** THE TASK **
Extract, exactly as written, each line from the start of the records below to the line containing "X_END = 0.11", both ends included; drop the pictures.

** DATA PROVIDED **
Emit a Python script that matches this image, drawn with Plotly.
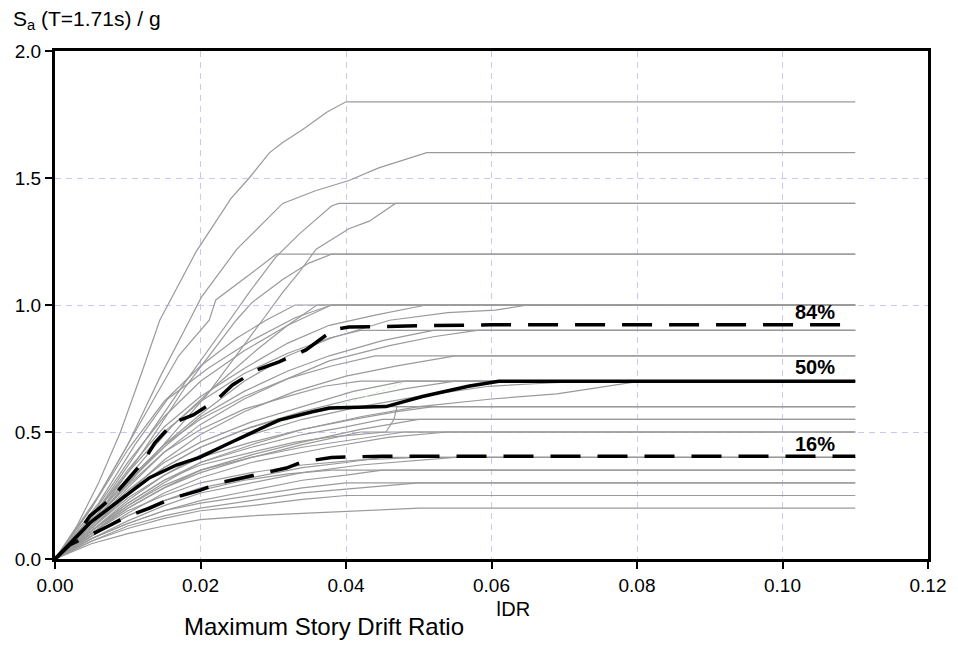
import plotly.graph_objects as go

# ---------------- data ----------------
X_END = 0.11  # flat-line extension of every IDA curve

gray_x = [
    [0, 0.003, 0.006, 0.009, 0.012, 0.0144, 0.0194, 0.0242, 0.0267, 0.0295, 0.0313, 0.034, 0.0374, 0.040],
    [0, 0.005, 0.010, 0.0145, 0.0185, 0.0201, 0.025, 0.0271, 0.0313, 0.0358, 0.0404, 0.0445, 0.0511],
    [0, 0.006, 0.012, 0.018, 0.024, 0.0267, 0.0304, 0.0336, 0.038, 0.039],
    [0, 0.007, 0.014, 0.021, 0.0285, 0.0313, 0.0336, 0.0359, 0.0404, 0.0432, 0.0468],
    [0, 0.006, 0.012, 0.017, 0.0212, 0.0221, 0.0263, 0.0304],
    [0, 0.006, 0.012, 0.018, 0.0249, 0.0271, 0.0313, 0.0349, 0.038],
    [0, 0.005, 0.010, 0.015, 0.020, 0.025, 0.029, 0.033],
    [0, 0.005, 0.010, 0.015, 0.020, 0.026, 0.032, 0.038],
    [0, 0.006, 0.011, 0.0155, 0.021, 0.027, 0.033, 0.038],
    [0, 0.005, 0.010, 0.016, 0.022, 0.028, 0.032, 0.036],
    [0, 0.005, 0.010, 0.015, 0.020, 0.026, 0.032, 0.0377, 0.044, 0.051],
    [0, 0.005, 0.010, 0.015, 0.020, 0.026, 0.032, 0.038, 0.046, 0.054, 0.0605, 0.065],
    [0, 0.005, 0.010, 0.015, 0.020, 0.026, 0.032, 0.0377, 0.042],
    [0, 0.005, 0.010, 0.015, 0.020, 0.026, 0.032, 0.0377, 0.045, 0.052],
    [0, 0.005, 0.010, 0.015, 0.020, 0.026, 0.032, 0.0377, 0.046, 0.052, 0.058],
    [0, 0.005, 0.010, 0.015, 0.020, 0.026, 0.032, 0.038, 0.044],
    [0, 0.005, 0.010, 0.015, 0.020, 0.026, 0.033, 0.040, 0.047, 0.055],
    [0, 0.005, 0.010, 0.015, 0.020, 0.026, 0.032, 0.037, 0.042],
    [0, 0.005, 0.010, 0.015, 0.020, 0.027, 0.034, 0.041, 0.048],
    [0, 0.005, 0.010, 0.015, 0.020, 0.027, 0.034, 0.041, 0.048, 0.055],
    [0, 0.005, 0.010, 0.015, 0.020, 0.027, 0.034, 0.042, 0.050, 0.0596, 0.066, 0.073],
    [0, 0.005, 0.010, 0.015, 0.020, 0.027, 0.034, 0.042, 0.050, 0.060, 0.069, 0.075, 0.0805],
    [0, 0.005, 0.010, 0.015, 0.020, 0.026, 0.032, 0.036, 0.040],
    [0, 0.005, 0.010, 0.015, 0.020, 0.027, 0.033, 0.0377, 0.0455, 0.0466, 0.047],
    [0, 0.005, 0.010, 0.015, 0.020, 0.027, 0.034, 0.041, 0.047, 0.052],
    [0, 0.005, 0.010, 0.015, 0.020, 0.027, 0.034, 0.040, 0.045],
    [0, 0.005, 0.010, 0.015, 0.020, 0.027, 0.034, 0.042, 0.050],
    [0, 0.005, 0.010, 0.015, 0.020, 0.027, 0.034, 0.042],
    [0, 0.005, 0.010, 0.015, 0.020, 0.027, 0.0377, 0.046, 0.054],
    [0, 0.005, 0.010, 0.015, 0.020, 0.027, 0.034, 0.041, 0.048],
    [0, 0.005, 0.010, 0.015, 0.020, 0.027, 0.034, 0.040, 0.045],
    [0, 0.005, 0.010, 0.015, 0.020, 0.027, 0.034, 0.042, 0.050, 0.055],
    [0, 0.005, 0.010, 0.015, 0.020, 0.027, 0.034, 0.042, 0.050],
    [0, 0.005, 0.010, 0.015, 0.020, 0.026, 0.032, 0.038],
    [0, 0.005, 0.010, 0.015, 0.020, 0.027, 0.034, 0.040, 0.045],
    [0, 0.005, 0.010, 0.015, 0.020, 0.027, 0.034, 0.040],
    [0, 0.005, 0.010, 0.015, 0.020, 0.027, 0.034, 0.042, 0.050],
    [0, 0.005, 0.010, 0.015, 0.020, 0.027, 0.034, 0.040],
    [0, 0.005, 0.010, 0.015, 0.020, 0.027, 0.034, 0.042, 0.050],
]
gray_y = [
    [0, 0.13, 0.30, 0.50, 0.74, 0.94, 1.21, 1.42, 1.50, 1.60, 1.64, 1.69, 1.76, 1.80],
    [0, 0.20, 0.45, 0.72, 0.94, 1.03, 1.22, 1.28, 1.40, 1.45, 1.49, 1.54, 1.60],
    [0, 0.20, 0.45, 0.70, 0.94, 1.05, 1.19, 1.28, 1.39, 1.40],
    [0, 0.20, 0.42, 0.65, 0.94, 1.05, 1.13, 1.22, 1.30, 1.33, 1.40],
    [0, 0.25, 0.55, 0.80, 0.94, 1.02, 1.11, 1.20],
    [0, 0.18, 0.42, 0.68, 0.94, 1.01, 1.10, 1.165, 1.20],
    [0, 0.20, 0.43, 0.62, 0.76, 0.87, 0.94, 1.00],
    [0, 0.17, 0.38, 0.56, 0.70, 0.82, 0.92, 1.00],
    [0, 0.22, 0.45, 0.63, 0.75, 0.86, 0.95, 1.00],
    [0, 0.15, 0.32, 0.52, 0.68, 0.83, 0.92, 1.00],
    [0, 0.16, 0.35, 0.52, 0.64, 0.75, 0.85, 0.92, 0.96, 1.00],
    [0, 0.14, 0.30, 0.45, 0.57, 0.70, 0.80, 0.87, 0.94, 0.97, 0.98, 1.00],
    [0, 0.16, 0.34, 0.50, 0.62, 0.73, 0.81, 0.87, 0.90],
    [0, 0.14, 0.30, 0.44, 0.56, 0.66, 0.74, 0.80, 0.86, 0.90],
    [0, 0.13, 0.28, 0.42, 0.53, 0.63, 0.71, 0.78, 0.84, 0.875, 0.90],
    [0, 0.15, 0.31, 0.45, 0.55, 0.64, 0.71, 0.76, 0.80],
    [0, 0.12, 0.26, 0.39, 0.49, 0.58, 0.66, 0.72, 0.76, 0.80],
    [0, 0.14, 0.29, 0.42, 0.51, 0.59, 0.64, 0.68, 0.70],
    [0, 0.13, 0.27, 0.38, 0.46, 0.54, 0.60, 0.66, 0.70],
    [0, 0.12, 0.25, 0.36, 0.44, 0.52, 0.58, 0.63, 0.67, 0.70],
    [0, 0.11, 0.23, 0.33, 0.41, 0.49, 0.55, 0.60, 0.64, 0.68, 0.69, 0.70],
    [0, 0.10, 0.21, 0.30, 0.38, 0.45, 0.51, 0.56, 0.60, 0.63, 0.65, 0.675, 0.70],
    [0, 0.13, 0.26, 0.36, 0.44, 0.51, 0.56, 0.58, 0.60],
    [0, 0.11, 0.22, 0.31, 0.37, 0.42, 0.46, 0.48, 0.50, 0.55, 0.60],
    [0, 0.12, 0.24, 0.33, 0.40, 0.46, 0.51, 0.55, 0.58, 0.60],
    [0, 0.11, 0.22, 0.31, 0.38, 0.44, 0.49, 0.52, 0.55],
    [0, 0.10, 0.20, 0.28, 0.35, 0.41, 0.46, 0.51, 0.55],
    [0, 0.10, 0.20, 0.28, 0.34, 0.40, 0.45, 0.50],
    [0, 0.09, 0.18, 0.26, 0.32, 0.38, 0.44, 0.48, 0.50],
    [0, 0.11, 0.21, 0.29, 0.35, 0.40, 0.44, 0.47, 0.50],
    [0, 0.09, 0.17, 0.23, 0.28, 0.32, 0.36, 0.38, 0.40],
    [0, 0.08, 0.15, 0.21, 0.26, 0.30, 0.34, 0.37, 0.39, 0.40],
    [0, 0.10, 0.19, 0.25, 0.30, 0.34, 0.37, 0.39, 0.40],
    [0, 0.09, 0.17, 0.23, 0.27, 0.31, 0.335, 0.35],
    [0, 0.08, 0.14, 0.19, 0.23, 0.27, 0.31, 0.33, 0.35],
    [0, 0.08, 0.14, 0.19, 0.22, 0.25, 0.28, 0.30],
    [0, 0.07, 0.13, 0.17, 0.20, 0.23, 0.26, 0.28, 0.30],
    [0, 0.07, 0.12, 0.16, 0.19, 0.21, 0.235, 0.25],
    [0, 0.06, 0.10, 0.13, 0.155, 0.17, 0.18, 0.19, 0.20],
]

# faint green trace visible in the bundle
green_x = [0.030, 0.036, 0.0422, 0.0482]
green_y = [0.53, 0.58, 0.634, 0.697]

p84_x = [0, 0.0025, 0.0048, 0.0078, 0.0121, 0.0137, 0.0162, 0.019, 0.0222, 0.0244, 0.0277,
         0.0308, 0.0345, 0.0373, 0.0377, 0.0404, 0.050, 0.060, 0.110]
p84_y = [0, 0.07, 0.17, 0.24, 0.382, 0.456, 0.535, 0.567, 0.626, 0.685, 0.744,
         0.776, 0.823, 0.882, 0.90, 0.913, 0.918, 0.922, 0.922]

p50_x = [0, 0.0048, 0.0089, 0.013, 0.0167, 0.0199, 0.0235, 0.0272, 0.0308, 0.0354, 0.0377,
         0.0455, 0.0505, 0.0568, 0.061, 0.110]
p50_y = [0, 0.142, 0.232, 0.32, 0.37, 0.40, 0.45, 0.50, 0.547, 0.58, 0.594,
         0.60, 0.64, 0.68, 0.70, 0.70]

p16_x = [0, 0.002, 0.0071, 0.0098, 0.013, 0.0162, 0.0199, 0.0226, 0.0258, 0.029, 0.0318,
         0.034, 0.038, 0.045, 0.110]
p16_y = [0, 0.055, 0.126, 0.166, 0.20, 0.24, 0.27, 0.30, 0.32, 0.34, 0.358,
         0.382, 0.40, 0.405, 0.405]

pct_labels = ["84%", "50%", "16%"]
pct_label_x = [0.1044, 0.1044, 0.1044]
pct_label_y = [0.972, 0.756, 0.453]

x_ticks = [0.00, 0.02, 0.04, 0.06, 0.08, 0.10, 0.12]
y_ticks = [0.0, 0.5, 1.0, 1.5, 2.0]

# ---------------- figure ----------------
FONT = "Liberation Sans, Arial, sans-serif"
fig = go.Figure()

for xs, ys in zip(gray_x, gray_y):
    fig.add_trace(go.Scatter(
        x=xs + [X_END], y=ys + [ys[-1]], mode="lines",
        line=dict(color="#9a9a9a", width=1.2), hoverinfo="skip", showlegend=False))

fig.add_trace(go.Scatter(x=green_x, y=green_y, mode="lines",
                         line=dict(color="#c9efc9", width=1, dash="dot"),
                         hoverinfo="skip", showlegend=False))

fig.add_trace(go.Scatter(x=p84_x, y=p84_y, mode="lines",
                         line=dict(color="black", width=3.5, dash="30px,17px"),
                         showlegend=False))
fig.add_trace(go.Scatter(x=p50_x, y=p50_y, mode="lines",
                         line=dict(color="black", width=3.5), showlegend=False))
fig.add_trace(go.Scatter(x=p16_x, y=p16_y, mode="lines",
                         line=dict(color="black", width=3.5, dash="30px,17px"),
                         showlegend=False))

for t, lx, ly in zip(pct_labels, pct_label_x, pct_label_y):
    fig.add_annotation(x=lx, y=ly, text="<b>%s</b>" % t, showarrow=False,
                       font=dict(family=FONT, size=20, color="black"),
                       xanchor="center", yanchor="middle")

# axis titles
fig.add_annotation(xref="paper", yref="paper", x=-0.050, y=1.061,
                   text="S<sub>a</sub> (T=1.71s) / g", showarrow=False,
                   xanchor="left", yanchor="middle",
                   font=dict(family=FONT, size=21, color="black"))
fig.add_annotation(xref="paper", yref="paper", x=0.308, y=-0.132,
                   text="Maximum Story Drift Ratio", showarrow=False,
                   xanchor="center", yanchor="middle",
                   font=dict(family=FONT, size=24, color="black"))
fig.add_annotation(xref="paper", yref="paper", x=0.525, y=-0.099,
                   text="\u01C0DR", showarrow=False,
                   xanchor="center", yanchor="middle",
                   font=dict(family=FONT, size=20, color="black"))

axis_common = dict(
    showline=True, linecolor="black", linewidth=3, mirror=True,
    ticks="outside", ticklen=7, tickwidth=2, tickcolor="black",
    showgrid=True, gridcolor="#c8c8f5", gridwidth=1, griddash="6px,5px",
    zeroline=False, tickfont=dict(family=FONT, size=19, color="black"),
)

fig.update_xaxes(range=[0, 0.12], tickvals=x_ticks, tickformat=".2f", **axis_common)
fig.update_yaxes(range=[0, 2.0], tickvals=y_ticks, tickformat=".1f", **axis_common)

fig.update_layout(
    width=958, height=654,
    margin=dict(l=55, r=22, t=51, b=95),
    plot_bgcolor="white", paper_bgcolor="white",
    showlegend=False,
    font=dict(family=FONT),
)

fig.write_html("out.html")
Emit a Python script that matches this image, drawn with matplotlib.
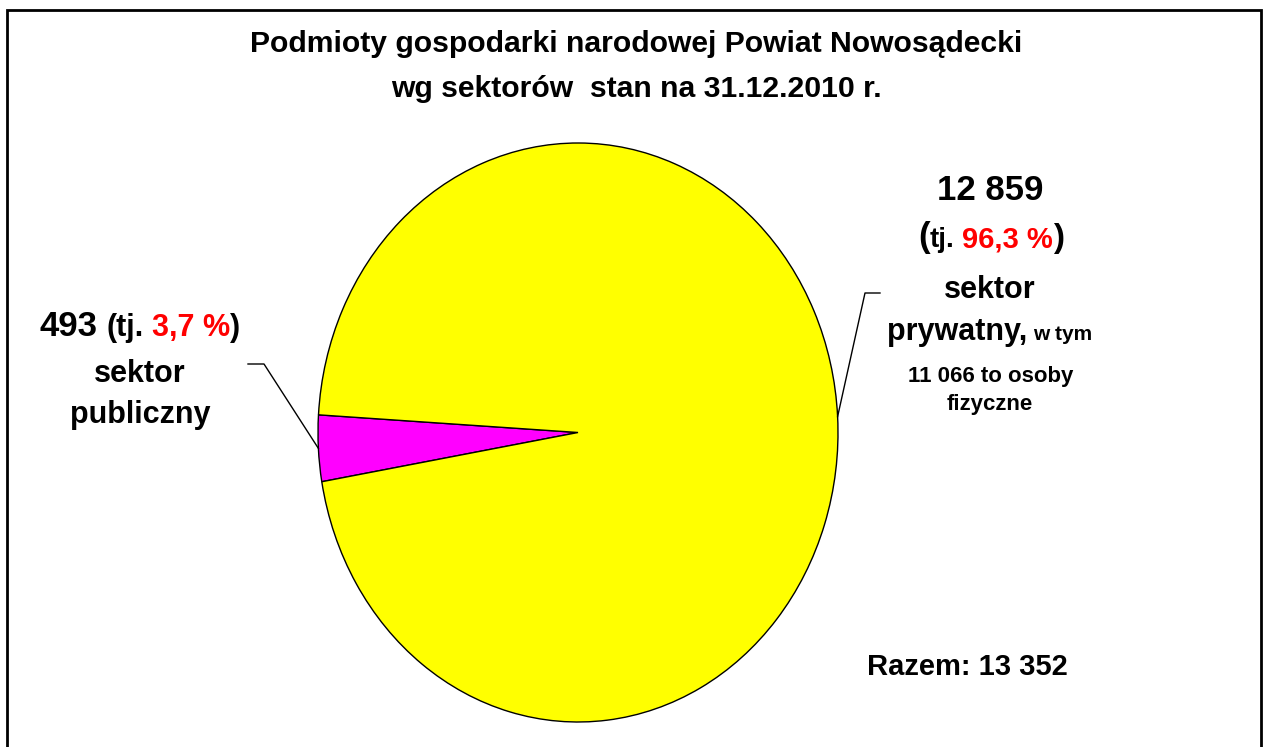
"""Pie chart: Podmioty gospodarki narodowej, Powiat Nowosądecki, 2010."""

import matplotlib

matplotlib.use("Agg")
import matplotlib.pyplot as plt
from matplotlib.patches import Rectangle
from matplotlib.lines import Line2D
import numpy as np

FONT = ["Liberation Sans", "DejaVu Sans"]
W, H = 1263, 747

sectors = ["sektor publiczny", "sektor prywatny"]
counts = [493, 12859]
shares = ["3,7 %", "96,3 %"]
total = "13 352"
osoby_fizyczne = "11 066"
colors = ["#ff00ff", "#ffff00"]

fig = plt.figure(figsize=(W / 100, H / 100), dpi=100)
fig.patch.set_facecolor("white")

# pie axes, ellipse box in pixels: x 318..838, y 143..722 (from top)
ax = fig.add_axes([318 / W, 1 - 722 / H, 520 / W, 579 / H])
wedges, _ = ax.pie(
    counts,
    colors=colors,
    startangle=176.5,
    counterclock=True,
    wedgeprops={"edgecolor": "black", "linewidth": 1.0},
)
ax.set_aspect("auto")
ax.set_xlim(-1.0, 1.0)
ax.set_ylim(-1.0, 1.0)
ax.axis("off")

# outer frame
fig.patches.append(Rectangle((7 / W, -0.05), (1261 - 7) / W, 1 - 10 / H + 0.05,
                             transform=fig.transFigure, fill=False,
                             edgecolor="black", linewidth=2.0, zorder=0))

renderer = fig.canvas.get_renderer()


def text_width(s, size):
    t = fig.text(0, 0, s, fontsize=size, fontweight="bold", family=FONT)
    w = t.get_window_extent(renderer).width
    t.remove()
    return w


def space_width(size):
    return text_width("x x", size) - text_width("xx", size)


def place_line(xc, y_base, pieces):
    """pieces: (text, size, color, space_before)"""
    widths = [text_width(p[0], p[1]) for p in pieces]
    gaps = [space_width(p[1]) if p[3] else 0.0 for p in pieces]
    total_w = sum(widths) + sum(gaps)
    x = xc - total_w / 2
    for (txt, size, color, _), w, g in zip(pieces, widths, gaps):
        x += g
        fig.text(x / W, 1 - y_base / H, txt, fontsize=size, fontweight="bold",
                 color=color, family=FONT, ha="left", va="baseline")
        x += w


# title
place_line(636, 52, [("Podmioty gospodarki narodowej Powiat Nowosądecki", 21.7, "black", False)])
place_line(636, 97, [("wg sektorów  stan na 31.12.2010 r.", 21.7, "black", False)])

# left label - public sector
place_line(140, 336, [(f"{counts[0]}", 25, "black", False),
                      ("(tj.", 22, "black", True),
                      (shares[0], 22, "red", True),
                      (")", 22, "black", False)])
place_line(140, 382, [("sektor", 22, "black", False)])
place_line(140, 423, [("publiczny", 22, "black", False)])

# right label - private sector
place_line(990, 200, [(f"{counts[1] // 1000} {counts[1] % 1000:03d}", 25, "black", False)])
place_line(991, 247, [("(", 25, "black", False),
                      ("tj.", 20, "black", False),
                      (shares[1], 21, "red", True),
                      (")", 24, "black", False)])
place_line(990, 298, [("sektor", 22, "black", False)])
place_line(990, 340, [("prywatny,", 22, "black", False),
                      ("w tym", 15, "black", True)])
place_line(991, 382, [(f"{osoby_fizyczne} to osoby", 16, "black", False)])
place_line(990, 410, [("fizyczne", 16, "black", False)])

place_line(967, 675, [(f"Razem: {total}", 21, "black", False)])


# leader lines from wedge midpoints
def wedge_point(wedge):
    mid = np.deg2rad((wedge.theta1 + wedge.theta2) / 2)
    px, py = ax.transData.transform((np.cos(mid), np.sin(mid)))
    return px / W, py / H


x0, y0 = wedge_point(wedges[0])
fig.lines.append(Line2D([248 / W, 264 / W, x0], [1 - 364 / H, 1 - 364 / H, y0],
                        transform=fig.transFigure, color="black", linewidth=1.0))
x1, y1 = wedge_point(wedges[1])
fig.lines.append(Line2D([880 / W, 865 / W, x1], [1 - 293 / H, 1 - 293 / H, y1],
                        transform=fig.transFigure, color="black", linewidth=1.0))

fig.savefig("out.png", dpi=100)
plt.close(fig)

** SOLUTION TO THIS TASK **
Emit a Python script that matches this image, drawn with Plotly.
import plotly.graph_objects as go

# ---------------- data ----------------
X_END = 0.11  # flat-line extension of every IDA curve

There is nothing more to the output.